Karl Marx a une fois fait observer que le travail sous peau blanche ne pourrait s’émanciper là où le travail sous peau noire est stigmatisé et flétrie. Pour faire avancer ses propres intérêts, la classe ouvrière doit se faire le champion de tous les opprimés. Les travailleurs qui s’imaginent qu’ils tirent avantage de l’oppression relativement plus importante que subissent d’autres secteurs (les noirs, les femmes, les immigrés, etc.) se forgent leurs propres fers.
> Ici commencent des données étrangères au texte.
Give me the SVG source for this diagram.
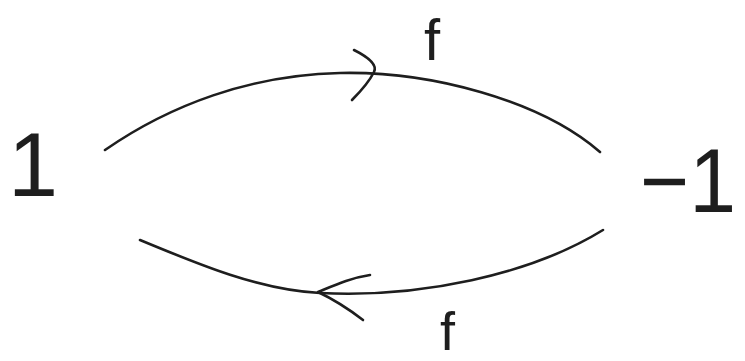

Le racisme et le nationalisme sont également mis à contribution pour préparer la classe ouvrière à des nouvelles aventures et hécatombes militaires. On attise le sentiment raciste à mesure que la pression de la compétition interimpérialiste s’aggrave. La xénophobie monte en puissance à travers le globe, les soi-disant leaders de la classe ouvrière dans toutes les nations se rangeant sous les enseignes de « leur propres » dirigeants contre leurs concurrents à l’étranger. Le traitement du Japon dans les médias de masse tant qu’en Europe qu’en Amérique ne se foule pas pour cacher son caractère raciste transparent. Les travailleurs japonais ne seraient que des automates—ignorants des raffinements de la vie et d’un dévouement piteux envers leurs compagnies. Et les capitalistes japonais, eux, ne dérogent pas, dépeignant les travailleurs nord-américains comme oisifs et nécessiteux, et ayant tendance à mettre le déclin du capitalisme US sur le compte de la mixité raciale.

Il est à la fois important et nécessaire de mettre à nu l’ineptie et l’infamie des idées racistes. Or, au bout du compte on ne peut pas éradiquer le racisme à travers les seuls débat et éducation. L’idéologie de la race est une pièce essentielle du développement historique du système économique des exploiteurs. Ainsi, de par sa nature, le combat contre le racisme passe par la lutte révolutionnaire pour extirper le système social capitaliste, qui l’a créé et perpétué, et pour créer un ordre mondial socialiste égalitaire dans lequel la coopération, et non pas la compétition, est la norme. Ce n’est que dans une telle société, basée sur l’organisation rationnelle d’une production suffisante pour satisfaire les besoins essentiels de tous, que chaque être humain, au mépris de la couleur, du sexe et de la nationalité, aura la possibilité de s’épanouir véritablement. Seulement sous le socialisme les préjugés et la discrimination raciaux seront-ils éliminés une fois pour toute.